Love, time and sharing space ****

from: Het Parool 20/11/2014

So, there they stand: Jonas, Siska, Stephanie, Laetitia, Bastien and Allen. Their ages range from 18 to 22, and their performances are out of this world. After studying acting, music and dance, for the last three years they have been working at Fabuleus production house in Leuven, Belgium.

‘We’re testing out the possibilities of theatre here. This is the world and you’re the reason.’ The six cast members each have a microphone, and they speak to us rhythmically, in unison. We are more than welcome. ‘We’re not pretending you’re not here. You’re not air to us. Our lives depend on you because you’re here.’ These are the words of Peter Handke, and he wrote them when he was 23 – just a year older than the oldest performer in the group.

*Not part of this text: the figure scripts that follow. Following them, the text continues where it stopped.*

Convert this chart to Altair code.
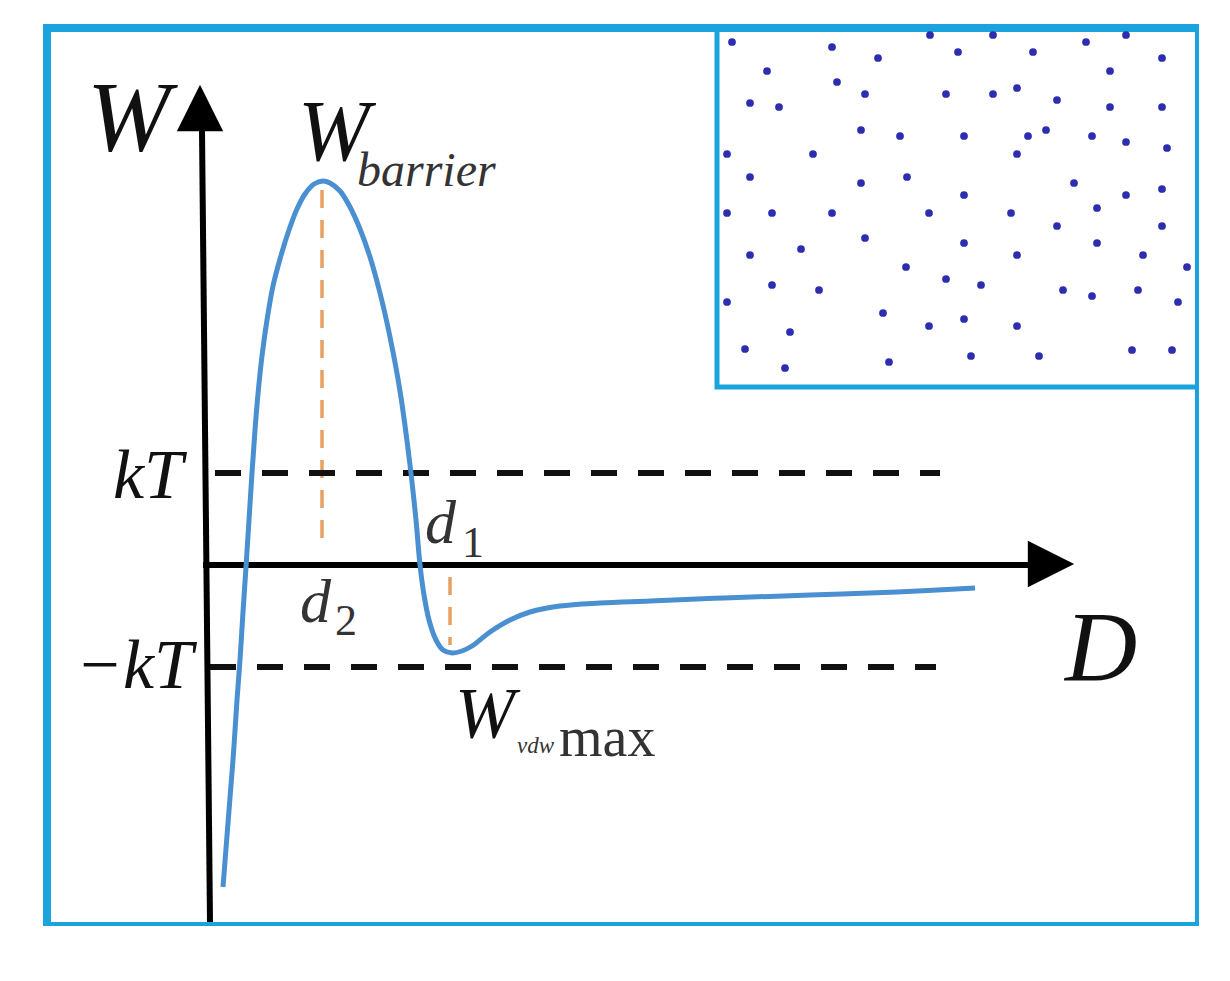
import altair as alt
import pandas as pd

# ---------------- data ----------------
# interaction energy curve W(D)
curve_D = [0.14, 0.19, 0.24, 0.28, 0.31, 0.34, 0.37, 0.40, 0.43, 0.46, 0.49, 0.53, 0.58, 0.64,
           0.71, 0.80, 0.88, 0.96, 1.05, 1.14, 1.21, 1.31, 1.41, 1.51, 1.61, 1.71, 1.81, 1.91,
           2.01, 2.07, 2.11, 2.15, 2.20, 2.27, 2.34, 2.43, 2.53, 2.63, 2.81, 3.01, 3.21, 3.51,
           3.91, 4.41, 5.15, 6.01, 6.88, 7.66]
curve_W = [-3.22, -2.58, -1.95, -1.35, -0.95, -0.47, -0.02, 0.45, 0.92, 1.35, 1.71, 2.09, 2.45,
           2.79, 3.06, 3.35, 3.56, 3.71, 3.81, 3.84, 3.82, 3.74, 3.58, 3.36, 3.08, 2.72, 2.28,
           1.74, 1.00, 0.45, 0.00, -0.30, -0.55, -0.75, -0.85, -0.88, -0.86, -0.81, -0.67,
           -0.55, -0.47, -0.41, -0.38, -0.36, -0.33, -0.30, -0.27, -0.23]

# reference levels
kT_level = 0.92
neg_kT_level = -1.02
level_D_start = [0.06, 0.01]
level_D_end = [7.31, 7.27]

# special points
d2_D, d2_top, d2_bottom = 1.13, 3.75, 0.15
d1_D, d1_top, d1_bottom = 2.41, -0.12, -0.80

# axes (D axis and W axis)
axis_D_start, axis_D_end = -0.06, 8.25
waxis_D_top, waxis_D_bottom = -0.07, 0.01
waxis_W_top, waxis_W_bottom = 4.34, -3.57
arrow_W = (-0.09, 4.57)
arrow_D = (8.42, 0.01)

# inset box and its particles
inset_D = (5.08, 9.90)
inset_W = (1.78, 5.37)
dots_x = [5.23, 6.23, 6.69, 7.21, 7.84, 7.49, 8.24, 8.77, 9.17, 9.53, 5.58, 6.28, 9.01, 5.41,
          5.70, 6.56, 7.37, 7.84, 8.08, 8.48, 9.01, 9.53, 6.52, 6.91, 7.55, 8.19, 8.37, 8.83,
          9.17, 9.58, 5.18, 6.04, 8.08, 5.41, 6.52, 6.98, 7.55, 8.65, 9.17, 9.53, 8.88, 5.18,
          5.63, 6.23, 7.20, 8.02, 8.48, 9.53, 6.56, 7.55, 8.88, 5.41, 5.92, 8.08, 9.34, 6.97,
          9.78, 5.63, 6.10, 7.37, 7.72, 8.54, 8.83, 9.29, 5.18, 9.69, 6.74, 7.20, 7.55, 8.08,
          5.81, 5.36, 5.76, 6.80, 7.62, 8.30, 9.23, 9.63]
dots_y = [5.23, 5.18, 5.07, 5.30, 5.30, 5.13, 5.13, 5.23, 5.30, 5.07, 4.94, 4.83, 4.94, 4.62,
          4.58, 4.71, 4.71, 4.71, 4.77, 4.65, 4.58, 4.58, 4.35, 4.29, 4.29, 4.29, 4.35, 4.29,
          4.23, 4.17, 4.11, 4.11, 4.11, 3.88, 3.82, 3.88, 3.70, 3.82, 3.70, 3.76, 3.57, 3.52,
          3.52, 3.52, 3.52, 3.52, 3.39, 3.39, 3.27, 3.22, 3.22, 3.10, 3.16, 3.10, 3.10, 2.98,
          2.98, 2.80, 2.75, 2.86, 2.80, 2.75, 2.69, 2.75, 2.63, 2.63, 2.52, 2.39, 2.46, 2.39,
          2.33, 2.16, 1.97, 2.03, 2.09, 2.09, 2.15, 2.15]

# ---------------- chart ----------------
XS = alt.Scale(domain=[-1.62, 9.90], nice=False, zero=False)
YS = alt.Scale(domain=[-3.61, 5.37], nice=False, zero=False)
BLACK = "#111111"
GREY = "#333333"
FRAME = "#1aa3dd"
SERIF = "Liberation Serif"


def X(field="x"):
    return alt.X(f"{field}:Q", scale=XS, axis=None)


def Y(field="y"):
    return alt.Y(f"{field}:Q", scale=YS, axis=None)


layers = []

# orange dashed guides
orange = pd.DataFrame({"x": [d2_D, d1_D], "y": [d2_top, d1_top], "y2": [d2_bottom, d1_bottom]})
layers.append(alt.Chart(orange).mark_rule(color="#e8a062", strokeWidth=3.5, strokeDash=[18, 12])
              .encode(x=X(), y=Y(), y2="y2:Q"))

# kT levels
levels = pd.DataFrame({"x": level_D_start, "x2": level_D_end, "y": [kT_level, neg_kT_level]})
layers.append(alt.Chart(levels).mark_rule(color=BLACK, strokeWidth=6, strokeDash=[26, 21])
              .encode(x=X(), x2="x2:Q", y=Y()))

# D axis
daxis = pd.DataFrame({"x": [axis_D_start], "x2": [axis_D_end], "y": [0.0]})
layers.append(alt.Chart(daxis).mark_rule(color="#000000", strokeWidth=6)
              .encode(x=X(), x2="x2:Q", y=Y()))
# W axis (slightly tilted)
waxis = pd.DataFrame({"x": [waxis_D_top], "x2": [waxis_D_bottom], "y": [waxis_W_top], "y2": [waxis_W_bottom]})
layers.append(alt.Chart(waxis).mark_rule(color="#000000", strokeWidth=6)
              .encode(x=X(), x2="x2:Q", y=Y(), y2="y2:Q"))

# arrow heads
aw = pd.DataFrame({"x": [arrow_W[0]], "y": [arrow_W[1]]})
layers.append(alt.Chart(aw).mark_point(shape="M0,-1L1,1L-1,1Z", size=2150, filled=True,
                                       color="#000000", opacity=1)
              .encode(x=X(), y=Y()))
ad = pd.DataFrame({"x": [arrow_D[0]], "y": [arrow_D[1]]})
layers.append(alt.Chart(ad).mark_point(shape="M1,0L-1,-1L-1,1Z", size=2150, filled=True,
                                       color="#000000", opacity=1)
              .encode(x=X(), y=Y()))

# curve
curve = pd.DataFrame({"x": curve_D, "y": curve_W})
layers.append(alt.Chart(curve).mark_line(color="#4a8fd0", strokeWidth=5, interpolate="catmull-rom")
              .encode(x=X(), y=Y()))


def label(text, x, y, size, italic=True, align="left", color=BLACK):
    df = pd.DataFrame({"x": [x], "y": [y], "t": [text]})
    return alt.Chart(df).mark_text(font=SERIF, fontSize=size,
                                   fontStyle="italic" if italic else "normal",
                                   align=align, baseline="alphabetic", color=color
                                   ).encode(x=X(), y=Y(), text="t:N")


layers += [
    label("W", -1.22, 4.15, 100),
    label("W", 0.89, 4.05, 86),
    label("barrier", 1.48, 3.79, 48, color=GREY),
    label("kT", -0.26, 0.67, 70, align="right"),
    label("\u2212kT", -0.16, -1.23, 70, align="right"),
    label("d", 2.16, 0.22, 62, color=GREY),
    label("1", 2.53, 0.08, 44, italic=False, color=GREY),
    label("d", 0.91, -0.57, 62, color=GREY),
    label("2", 1.26, -0.70, 44, italic=False, color=GREY),
    label("D", 8.56, -1.15, 100),
    label("W", 2.46, -1.72, 72),
    label("vdw", 3.08, -1.88, 23, color=GREY),
    label("max", 3.50, -1.91, 56, italic=False, color=GREY),
]

# inset box
inset = pd.DataFrame({"x": [inset_D[0]], "x2": [inset_D[1]], "y": [inset_W[0]], "y2": [inset_W[1]]})
layers.append(alt.Chart(inset).mark_rect(fillOpacity=0, stroke=FRAME, strokeWidth=5)
              .encode(x=X(), x2="x2:Q", y=Y(), y2="y2:Q"))

dots = pd.DataFrame({"x": dots_x, "y": dots_y})
layers.append(alt.Chart(dots).mark_circle(size=60, color="#2d2db0", opacity=1)
              .encode(x=X(), y=Y()))

chart = alt.layer(*layers).properties(
    width=1152, height=898,
    autosize=alt.AutoSizeParams(type="none"),
    padding={"left": 39, "top": 20, "right": 0, "bottom": 0},
    background="white",
).configure_view(stroke=FRAME, strokeWidth=8)

chart.save("out.html", embed_options={"renderer": "svg", "actions": False})
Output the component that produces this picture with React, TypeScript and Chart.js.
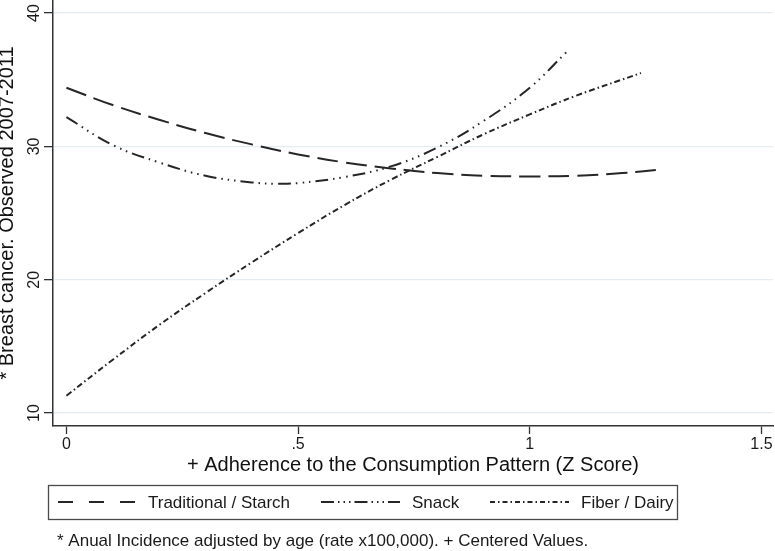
import React, { useEffect, useRef } from 'react';
import { Chart, registerables } from 'chart.js';

Chart.register(...registerables);

const FONT = '"Liberation Sans", Arial, Helvetica, sans-serif';

const seriesNames = ['Traditional / Starch', 'Snack', 'Fiber / Dairy'];

const tradX = [0, 0.1, 0.2, 0.3, 0.4, 0.5, 0.6, 0.7, 0.8, 0.9, 1.0, 1.1, 1.2, 1.28];
const tradY = [34.4, 33.1, 32.0, 31.0, 30.15, 29.4, 28.8, 28.35, 28.0, 27.8, 27.75, 27.8, 28.0, 28.25];

const snackX = [0, 0.1, 0.2, 0.3, 0.4, 0.45, 0.5, 0.6, 0.7, 0.8, 0.9, 1.0, 1.08];
const snackY = [32.2, 30.1, 28.8, 27.8, 27.3, 27.2, 27.25, 27.7, 28.5, 29.9, 31.9, 34.4, 37.1];

const fiberX = [0, 0.1, 0.2, 0.3, 0.4, 0.5, 0.6, 0.7, 0.8, 0.9, 1.0, 1.1, 1.24];
const fiberY = [11.3, 14.0, 16.6, 19.0, 21.3, 23.5, 25.6, 27.5, 29.2, 30.9, 32.4, 33.8, 35.5];

const xTicks = [0, 0.5, 1, 1.5];
const xTickLabels = ['0', '.5', '1', '1.5'];
const yTicks = [10, 20, 30, 40];
const yTickLabels = ['10', '20', '30', '40'];

const xTitle = '+ Adherence to the Consumption Pattern (Z Score)';
const yTitle = '* Breast cancer. Observed 2007-2011';
const note = '* Anual Incidence adjusted by age (rate x100,000). + Centered Values.';

const plotDashes = [
  [21, 8],
  [13, 5, 1.5, 5, 1.5, 5, 1.5, 5],
  [6, 3, 1.5, 3],
];
const legendDashes = [
  [15, 16],
  [13, 4, 1.5, 4, 1.5, 4, 1.5, 4],
  [5, 3, 1.5, 3],
];

const LINE = '#262626';

const toPts = (xs: number[], ys: number[]) => xs.map((x, i) => ({ x, y: ys[i] }));

const legendPlugin = {
  id: 'stataLegend',
  afterDraw(chart: any) {
    const ctx = chart.ctx as CanvasRenderingContext2D;
    ctx.save();
    // legend box
    ctx.strokeStyle = '#4a4a4a';
    ctx.lineWidth = 1.3;
    ctx.strokeRect(48.5, 485.5, 629, 34);
    const items = [
      { x0: 58, x1: 135, tx: 148 },
      { x0: 321, x1: 400, tx: 412 },
      { x0: 490, x1: 569, tx: 581 },
    ];
    const ly = 502;
    items.forEach((it, i) => {
      ctx.beginPath();
      ctx.setLineDash(legendDashes[i]);
      ctx.strokeStyle = LINE;
      ctx.lineWidth = 2;
      ctx.moveTo(it.x0, ly);
      ctx.lineTo(it.x1, ly);
      ctx.stroke();
      ctx.setLineDash([]);
      ctx.fillStyle = '#1a1a1a';
      ctx.font = `17px ${FONT}`;
      ctx.textBaseline = 'middle';
      ctx.textAlign = 'left';
      ctx.fillText(seriesNames[i], it.tx, ly + 1);
    });
    ctx.fillStyle = '#1a1a1a';
    ctx.font = `17px ${FONT}`;
    ctx.textBaseline = 'middle';
    ctx.textAlign = 'left';
    ctx.fillText(note, 57, 541);
    ctx.restore();
  },
};

export default function App() {
  const ref = useRef<HTMLCanvasElement | null>(null);

  useEffect(() => {
    document.body.style.margin = '0';
    document.body.style.background = '#ffffff';
    const canvas = ref.current;
    if (!canvas) return;
    const series = [toPts(tradX, tradY), toPts(snackX, snackY), toPts(fiberX, fiberY)];
    const chart = new Chart(canvas, {
      type: 'line',
      data: {
        datasets: series.map((d, i) => ({
          label: seriesNames[i],
          data: d,
          borderColor: LINE,
          borderWidth: 2,
          borderDash: plotDashes[i],
          pointRadius: 0,
          fill: false,
          tension: 0.4,
        })),
      },
      options: {
        responsive: false,
        animation: false,
        devicePixelRatio: 1,
        layout: { padding: { top: 0, right: 2, bottom: 73, left: 0 } },
        plugins: { legend: { display: false }, tooltip: { enabled: false } },
        scales: {
          x: {
            type: 'linear',
            min: -0.029,
            max: 1.525,
            afterBuildTicks: (s: any) => {
              s.ticks = xTicks.map((v) => ({ value: v }));
            },
            afterFit: (s: any) => {
              s.height = 52;
              s.paddingLeft = 0;
              s.paddingRight = 0;
            },
            grid: { drawOnChartArea: false, tickLength: 8, tickColor: '#333', tickWidth: 1.3 },
            border: { color: '#333', width: 1.5 },
            ticks: {
              autoSkip: false,
              maxRotation: 0,
              minRotation: 0,
              padding: 1,
              color: '#1a1a1a',
              font: { size: 16, family: FONT },
              callback: (_v: any, i: number) => xTickLabels[i],
            },
            title: {
              display: true,
              text: xTitle,
              color: '#111',
              font: { size: 20, family: FONT, lineHeight: 1.2 },
              padding: { top: 0, bottom: 1 },
            },
          },
          y: {
            type: 'linear',
            min: 9.03,
            max: 40.98,
            afterBuildTicks: (s: any) => {
              s.ticks = yTicks.map((v) => ({ value: v }));
            },
            afterFit: (s: any) => {
              s.width = 53;
              s.paddingTop = 0;
              s.paddingBottom = 0;
            },
            grid: { color: '#e4edf1', lineWidth: 1.3, tickLength: 9, tickColor: '#333', tickWidth: 1.3 },
            border: { color: '#333', width: 1.5 },
            ticks: {
              autoSkip: false,
              minRotation: 90,
              maxRotation: 90,
              crossAlign: 'center',
              padding: 1,
              color: '#1a1a1a',
              font: { size: 16, family: FONT },
              callback: (_v: any, i: number) => yTickLabels[i],
            },
            title: {
              display: true,
              text: yTitle,
              color: '#111',
              font: { size: 20, family: FONT, lineHeight: 1 },
              padding: { top: -3, bottom: 0 },
            },
          },
        },
      },
      plugins: [legendPlugin],
    } as any);
    return () => chart.destroy();
  }, []);

  return (
    <div style={{ width: 775, height: 551, background: '#fff' }}>
      <canvas ref={ref} width={775} height={551} style={{ display: 'block' }} />
    </div>
  );
}
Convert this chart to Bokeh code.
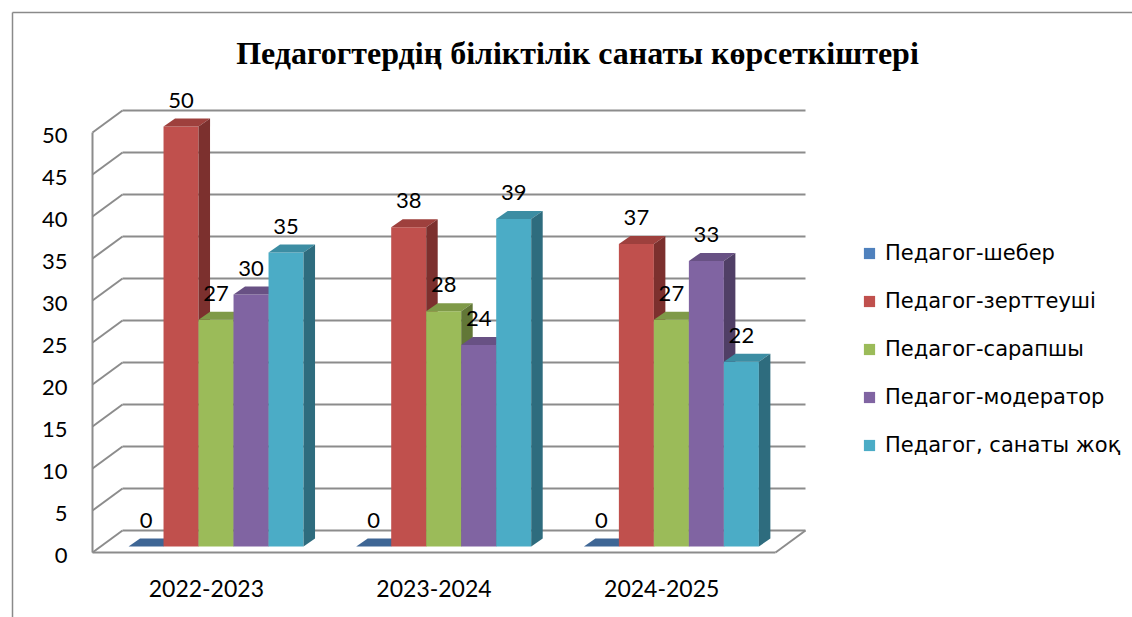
from bokeh.plotting import figure
from bokeh.models import Range1d, ColumnDataSource, Legend, LegendItem
from bokeh.core.properties import value
from bokeh.embed import file_html
from bokeh.resources import INLINE

# ---------------- data ----------------
title_text = "Педагогтердің біліктілік санаты көрсеткіштері"
years = ["2022-2023", "2023-2024", "2024-2025"]
series_names = ["Педагог-шебер", "Педагог-зерттеуші", "Педагог-сарапшы",
                "Педагог-модератор", "Педагог, санаты жоқ"]
# bar heights as drawn
sheber = [0, 0, 0]
zertteushi = [50, 38, 36]
sarapshy = [27, 28, 27]
moderator = [30, 24, 34]
sanaty_zhoq = [35, 39, 22]
# data label texts as printed
sheber_lbl = ["0", "0", "0"]
zertteushi_lbl = ["50", "38", "37"]
sarapshy_lbl = ["27", "28", "27"]
moderator_lbl = ["30", "24", "33"]
sanaty_zhoq_lbl = ["35", "39", "22"]
ticks = [0, 5, 10, 15, 20, 25, 30, 35, 40, 45, 50]

front_colors = ["#4F81BD", "#C0504D", "#9BBB59", "#8064A2", "#4BACC6"]
top_colors = ["#3E6695", "#9E403D", "#7F9A48", "#685184", "#3C8DA3"]
side_colors = ["#2F4D72", "#7C302E", "#627737", "#503F66", "#2E6C7E"]

all_vals = [sheber, zertteushi, sarapshy, moderator, sanaty_zhoq]
all_lbls = [sheber_lbl, zertteushi_lbl, sarapshy_lbl, moderator_lbl, sanaty_zhoq_lbl]

# ---------------- geometry ----------------
W, H = 1132, 617
PX0, PXU = 92.0, 227.67   # screen x of category 0 on front plane, px per category
PY0, PYV = 552.0, 8.4     # screen y of value 0 on front plane, px per unit


def dxu(px):
    return px / PXU


def dyv(px):
    return px / PYV


def X(px):
    return (px - PX0) / PXU


def Y(py):
    return (PY0 - py) / PYV


DXw, DYw = dxu(30), dyv(22)      # wall depth
BW = dxu(35)                     # bar width
SHIFT = dxu(9.7)                 # bar front face depth shift
V0 = dyv(6)
BDX, BDY = dxu(11.5), dyv(8)     # bar depth
NCAT = len(years)
VMAX = ticks[-1]

p = figure(width=W, height=H, output_backend="svg", toolbar_location=None,
           x_range=Range1d(X(0), X(W)), y_range=Range1d(Y(H), Y(0)),
           min_border=0, outline_line_color=None)
p.xaxis.visible = False
p.yaxis.visible = False
p.xgrid.visible = False
p.ygrid.visible = False
p.background_fill_color = "white"
p.border_fill_color = "white"

GRID = "#8c8c8c"
# outer chart border
p.segment(x0=[X(12), X(12)], y0=[Y(12), Y(12)], x1=[X(12), X(W)], y1=[Y(H), Y(12)],
          line_color="#8a8a8a", line_width=1.5)

# back wall gridlines
p.segment(x0=[DXw] * len(ticks), y0=[t + DYw for t in ticks],
          x1=[NCAT + DXw] * len(ticks), y1=[t + DYw for t in ticks],
          line_color=GRID, line_width=2)
# side wall lines
p.segment(x0=[0] * len(ticks), y0=ticks, x1=[DXw] * len(ticks), y1=[t + DYw for t in ticks],
          line_color=GRID, line_width=2)
# front-left edge, floor front, floor right
p.segment(x0=[0, 0, NCAT], y0=[0, 0, 0], x1=[0, NCAT, NCAT + DXw], y1=[VMAX, 0, DYw],
          line_color=GRID, line_width=2)

# bars
legend_items = []
for j, (vals, lbls) in enumerate(zip(all_vals, all_lbls)):
    lefts = [k + 0.5 + SHIFT - 2.5 * BW + j * BW for k in range(NCAT)]
    rights = [l + BW for l in lefts]
    bottoms = [V0] * NCAT
    tops = [V0 + v for v in vals]
    r = p.quad(left=lefts, right=rights, bottom=bottoms, top=tops,
               fill_color=front_colors[j], line_color=None)
    legend_items.append(LegendItem(label=series_names[j], renderers=[r]))
    top_xs = [[l, l + BDX, rr + BDX, rr] for l, rr in zip(lefts, rights)]
    top_ys = [[t, t + BDY, t + BDY, t] for t in tops]
    p.patches(xs=top_xs, ys=top_ys, fill_color=top_colors[j], line_color=None)
    side_xs = [[rr, rr, rr + BDX, rr + BDX] for rr in rights]
    side_ys = [[b, t, t + BDY, b + BDY] for b, t in zip(bottoms, tops)]
    p.patches(xs=side_xs, ys=side_ys, fill_color=side_colors[j], line_color=None)
    # data labels
    p.text(x=[(l + rr) / 2 for l, rr in zip(lefts, rights)],
           y=[t + dyv(26.5) for t in tops], text=lbls,
           text_font=value("Lato"), text_font_size="22px", text_color="black",
           text_align="center", text_baseline="middle")

# tick labels
p.text(x=[X(67)] * len(ticks), y=[t - dyv(2.5) for t in ticks], text=[str(t) for t in ticks],
       text_font=value("Lato"), text_font_size="22px", text_color="black",
       text_align="right", text_baseline="middle")

# category labels
p.text(x=[k + 0.5 for k in range(NCAT)], y=[Y(588)] * NCAT, text=years,
       text_font=value("Lato"), text_font_size="23px", text_color="black",
       text_align="center", text_baseline="middle")

# title
p.text(x=[X(577)], y=[Y(52)], text=[title_text],
       text_font=value("Liberation Serif"), text_font_size="32px", text_font_style="bold",
       text_color="black", text_align="center", text_baseline="middle")

legend = Legend(items=legend_items, location=(862, 160),
                glyph_width=14, glyph_height=14, label_height=24, spacing=24,
                padding=0, margin=0, label_standoff=9,
                label_text_font="DejaVu Sans", label_text_font_size="21px",
                label_text_color="black", border_line_color=None,
                background_fill_alpha=0)
p.add_layout(legend)

open("out.html", "w").write(file_html(p, INLINE))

Beutler and Van den Berg describe their creation as a shadow version of Handke’s Publikumsbeschimpfung (Offending the Audience). It is a declaration of love because all the cutbacks in the sector have made them even more aware of how much they love theatre, and therefore the audience. And these young people feel the same. They are completely at home standing there in their stage set, a sundrenched grassy meadow in springtime. We believe them when they say that they admire us for deserting our televisions and computers to come and see them.

And we admire them, too: they do everything with a twinkle in the eye, with great verve, and with absolute conviction. Their lines ring clear and true, and the dances are tight and well-articulated. ‘Thank you for walking into the woods with us.’ Then one of them stands before an audience member to proclaim her love. ‘I knew you’d come. There’s something I need to tell you: I want to share my life with you.’ A male colleague kneels on the floor and treats someone else to a melodious and heartfelt serenade. Try as you might, it’s impossible to remain unmoved. However, when they ask us whether we feel that we are now truly present (‘with all the parts of you’) and declare that without us they’d be talking to a wall (‘you make it complete’), we descend into sham healing session territory. But right away the mood takes a more serious turn with a new subject: verbal aggression. It’s something we’ve become accustomed to, learned to deflect. We laugh at things that used to make us cry. So we can take it on the chin when they call us left-wing hobbyists, movement freaks or theatre lovers. ‘No, we don’t want to offend you. When we mock you, we are mocking ourselves.’

The cast prefer to each take an audience member onto the dance floor to perform a solo for him or her. ‘We’re now sharing time and space. We are a clump.’ This makes it difficult to leave the stage, because the moment we’re apart it will be over. But all six players still manage to get behind the curtain and then return for the heartfelt applause.